Friday 13 July 2007

The three Cs of rewriting

The good news for my fans is that I have now finished the first draft of The Infinite Day, and with college now over for the summer I am now working full-time on tidying it up. What does this involve? Well as a lay preacher, I tend to see things in threes, all beginning with the same letter. And here I am aiming for the three Cs.

1) Concision

Although we use concise a lot, the noun concision is not an everyday word, which is a pity because it is a useful one. The dictionary defines concision ‘as terseness and economy in writing and speaking achieved by expressing a great deal in just a few words’. Just so: in other words, it is the art of summarising something very complicated in such a way that the reader grasps it in a paragraph instead of having to wade through six pages. In writing things down for the first time you tend to be profligate with words. In rewriting, you try and boil your descriptions and dialogue down to the bare minimum. Sometimes concision requires that a prized bit of writing gets the axe!

2) Clarity

There are all sorts of things here.
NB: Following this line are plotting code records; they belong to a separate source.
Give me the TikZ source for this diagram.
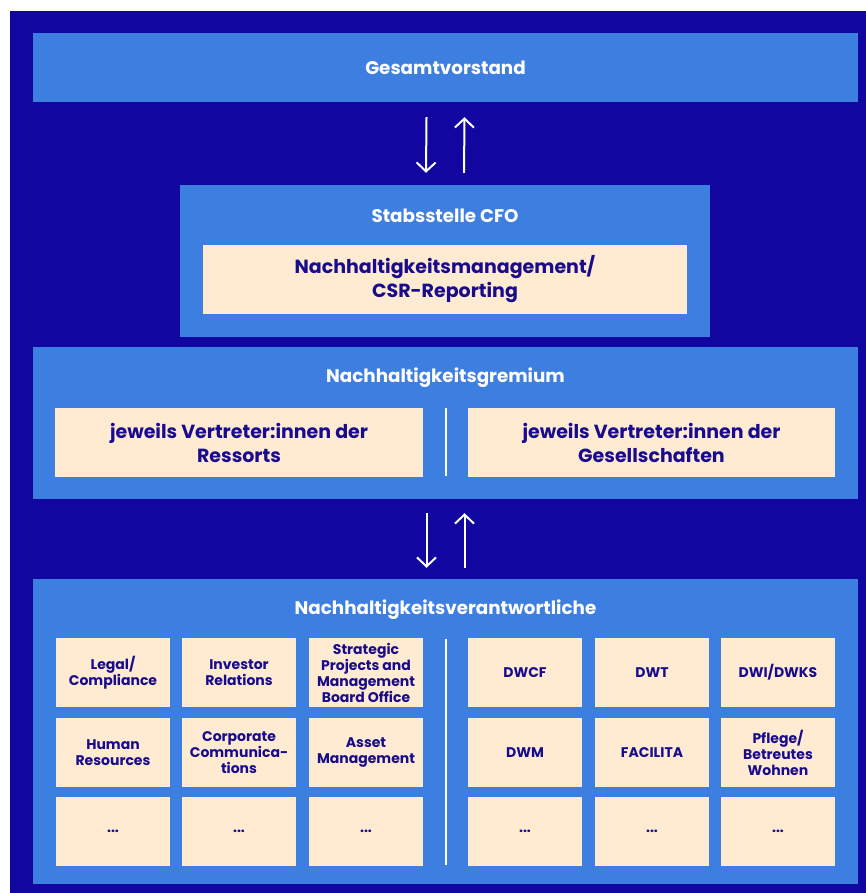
\documentclass[tikz,border=0pt]{standalone}
\usepackage{fontspec}
\setmainfont{Poppins}
\usepackage{tikz}
\usetikzlibrary{arrows.meta, positioning}
\definecolor{navy}{RGB}{18,6,160}
\definecolor{skyblue}{RGB}{61,127,224}
\definecolor{cream}{RGB}{255,234,210}
\definecolor{inktext}{RGB}{24,12,140}

\begin{document}
\begin{tikzpicture}[x=1pt, y=-1pt,
    panel/.style={fill=skyblue, inner sep=0pt},
    title/.style={text=white, font=\fontsize{18.3}{22}\selectfont\bfseries},
    card/.style={fill=cream, text=inktext, align=center, inner sep=0pt,
      font=\fontsize{19}{24}\selectfont\bfseries},
    cell/.style={card, minimum width=114pt, minimum height=69pt,
      font=\fontsize{14}{16}\selectfont\bfseries},
    flow/.style={white, line width=2pt, -{Straight Barb[length=9pt,width=19pt]}},
    divider/.style={white, line width=2.5pt}]
            % Hintergrund
            \useasboundingbox (0,0) rectangle (866,893);
            \fill[navy] (10,11) rectangle (866,893);
            % Ebene 1
            \node[panel, title, minimum width=825pt, minimum height=69pt] (vorstand) at (445.5,67.5) {Gesamtvorstand};
            % Ebene 2
            \node[panel, minimum width=530pt, minimum height=152pt] (cfo) at (445,261) {};
            \node[title] (cfotitle) at (445,216) {Stabsstelle CFO};
            \node[card, minimum width=484pt, minimum height=69pt] (csr) at (445,279.5) {Nachhaltigkeitsmanagement/\\CSR-Reporting};
            \draw[flow] ([xshift=-19pt, yshift=-15pt]vorstand.south) -- ([xshift=-19pt, yshift=12pt]cfo.north);
            \draw[flow] ([xshift=19pt, yshift=12pt]cfo.north) -- ([xshift=19pt, yshift=-15pt]vorstand.south);
            % Ebene 3
            \node[panel, minimum width=825pt, minimum height=152pt] (gremium) at (445.5,423) {};
            \node[title] (gremiumtitle) at (445.5,378) {Nachhaltigkeitsgremium};
            \node[card, minimum width=368pt, minimum height=69pt] (ressorts) at (239,442.5) {jeweils Vertreter:innen der\\Ressorts};
            \node[card, minimum width=367pt, minimum height=69pt] (gesell) at (651.5,442.5) {jeweils Vertreter:innen der\\Gesellschaften};
            \draw[divider] (446,408) -- (446,476);
            % Ebene 4
            \node[panel, minimum width=825pt, minimum height=305pt] (verantw) at (445.5,731.5) {};
            \node[title] (verantwtitle) at (445.5,610) {Nachhaltigkeitsverantwortliche};
            \draw[flow] ([xshift=-19pt, yshift=-14pt]gremium.south) -- ([xshift=-19pt, yshift=11pt]verantw.north);
            \draw[flow] ([xshift=19pt, yshift=11pt]verantw.north) -- ([xshift=19pt, yshift=-14pt]gremium.south);
            \foreach \name/\x/\y/\txt in {
                legal/113/672.5/{Legal/\\Compliance},
                investor/239/672.5/{Investor\\Relations},
                strategic/366/672.5/{Strategic\\Projects and\\Management\\Board Office},
                human/113/752.5/{Human\\Resources},
                corporate/239/752.5/{Corporate\\Communica-\\tions},
                asset/366/752.5/{Asset\\Management},
                resA/113/831.5/{...},
                resB/239/831.5/{...},
                resC/366/831.5/{...},
                dwcf/525/672.5/{DWCF},
                dwt/652/672.5/{DWT},
                dwi/778/672.5/{DWI/DWKS},
                dwm/525/752.5/{DWM},
                facilita/652/752.5/{FACILITA},
                pflege/778/752.5/{Pflege/\\Betreutes\\Wohnen},
                gesA/525/831.5/{...},
                gesB/652/831.5/{...},
                gesC/778/831.5/{...}}
              \node[cell] (\name) at (\x,\y) {\txt};
            \draw[divider] (446,639) -- (446,865);
        \end{tikzpicture}
\end{document}
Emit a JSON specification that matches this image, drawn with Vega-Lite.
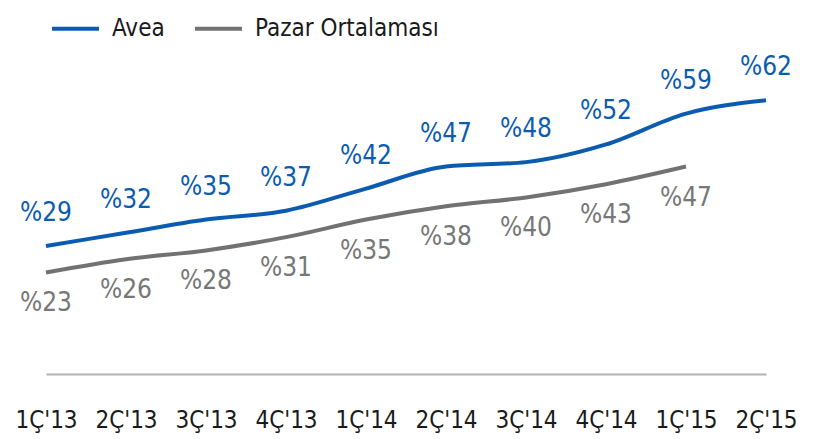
{
  "$schema": "https://vega.github.io/schema/vega-lite/v6.json",
  "autosize": "none",
  "width": 720,
  "height": 309,
  "padding": {"left": 46, "top": 65, "right": 51, "bottom": 65},
  "background": "white",
  "config": {"view": {"stroke": null}, "font": "DejaVu Sans Condensed, Roboto"},
  "data": {"values": [
    {"q": "1Ç'13", "s": "Avea", "v": 29},
    {"q": "2Ç'13", "s": "Avea", "v": 32},
    {"q": "3Ç'13", "s": "Avea", "v": 35},
    {"q": "4Ç'13", "s": "Avea", "v": 37},
    {"q": "1Ç'14", "s": "Avea", "v": 42},
    {"q": "2Ç'14", "s": "Avea", "v": 47},
    {"q": "3Ç'14", "s": "Avea", "v": 48},
    {"q": "4Ç'14", "s": "Avea", "v": 52},
    {"q": "1Ç'15", "s": "Avea", "v": 59},
    {"q": "2Ç'15", "s": "Avea", "v": 62},
    {"q": "1Ç'13", "s": "Pazar Ortalaması", "v": 23},
    {"q": "2Ç'13", "s": "Pazar Ortalaması", "v": 26},
    {"q": "3Ç'13", "s": "Pazar Ortalaması", "v": 28},
    {"q": "4Ç'13", "s": "Pazar Ortalaması", "v": 31},
    {"q": "1Ç'14", "s": "Pazar Ortalaması", "v": 35},
    {"q": "2Ç'14", "s": "Pazar Ortalaması", "v": 38},
    {"q": "3Ç'14", "s": "Pazar Ortalaması", "v": 40},
    {"q": "4Ç'14", "s": "Pazar Ortalaması", "v": 43},
    {"q": "1Ç'15", "s": "Pazar Ortalaması", "v": 47}
  ]},
  "encoding": {
    "x": {
      "field": "q", "type": "ordinal", "sort": null,
      "scale": {"type": "point", "padding": 0},
      "axis": {
        "title": null, "labelAngle": 0, "ticks": false, "grid": false,
        "domainColor": "#b3b3b3", "domainWidth": 2,
        "labelFontSize": 24, "labelColor": "#1a1a1a", "labelPadding": 34
      }
    },
    "y": {
      "field": "v", "type": "quantitative",
      "scale": {"domain": [0, 70], "nice": false},
      "axis": null
    }
  },
  "layer": [
    {
      "mark": {"type": "line", "interpolate": "monotone", "strokeWidth": 4},
      "encoding": {
        "color": {
          "field": "s", "type": "nominal",
          "scale": {"domain": ["Avea", "Pazar Ortalaması"], "range": ["#0b5cb0", "#727272"]},
          "legend": {
            "title": null, "orient": "none", "direction": "horizontal",
            "legendX": 4, "legendY": -62, "padding": 0,
            "symbolType": "stroke", "symbolSize": 2209, "symbolStrokeWidth": 4,
            "labelFontSize": 24, "labelColor": "#1a1a1a", "labelOffset": 11,
            "labelLimit": 0, "columnPadding": 22
          }
        }
      }
    },
    {
      "transform": [{"filter": "datum.s == 'Avea'"}],
      "mark": {"type": "text", "dy": -33, "baseline": "middle", "fontSize": 26, "color": "#0b5cb0", "text": {"expr": "'%' + datum.v"}}
    },
    {
      "transform": [{"filter": "datum.s != 'Avea'"}],
      "mark": {"type": "text", "dy": 31, "baseline": "middle", "fontSize": 26, "color": "#777777", "text": {"expr": "'%' + datum.v"}}
    }
  ]
}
So, if you are describing a meeting, clarity involves making it absolutely obvious who is saying what. Or, if it’s an action sequence, where more or less everybody is and who does what to whom. The last thing you want is readers to pause with furrowed brow and backtrack for a couple of paragraphs until they are absolutely certain what is going on. (Incidentally, this is the real problem with experimental writing: it’s just too much like hard work.) Fairly obviously, clarity and concision can work against each other. Concision demands that something be described briefly, whereas clarity may require lots of words.

3) Consistency

I could use the more filmic word ‘continuity’. At one level, consistency is very easy, if hard work. It is to make sure that the facts match throughout the book. So at a simple level, it is to ensure that a character who has dark hair at the start still has dark hair at the end. But it gets more complicated. Do people speak in a particular voice? Is that consistent throughout? Or do they have similar mannerisms, likes and dislikes throughout? Or imagine A meets B briefly in chapter 1: the astute reader will spot the mistake if when they meet again, twenty chapters later, they have to be introduced. Needless to say in an epic trilogy such as mine, which must be heading for 650,000 words total, the question is not whether there will be continuity errors but how many will there be. (As another aside, my recollection is that there were a large number of continuity errors in the first version of Lord of the Rings, which were only tightened up in later editions.)

That’s all for this week. Hopefully, the manuscript will be in a fit state to print out and give it to my wife on Monday, who is anxiously awaiting it. Fortunately, or otherwise, the weather is so appalling at the moment that there is no temptation to hanker for the great outdoors!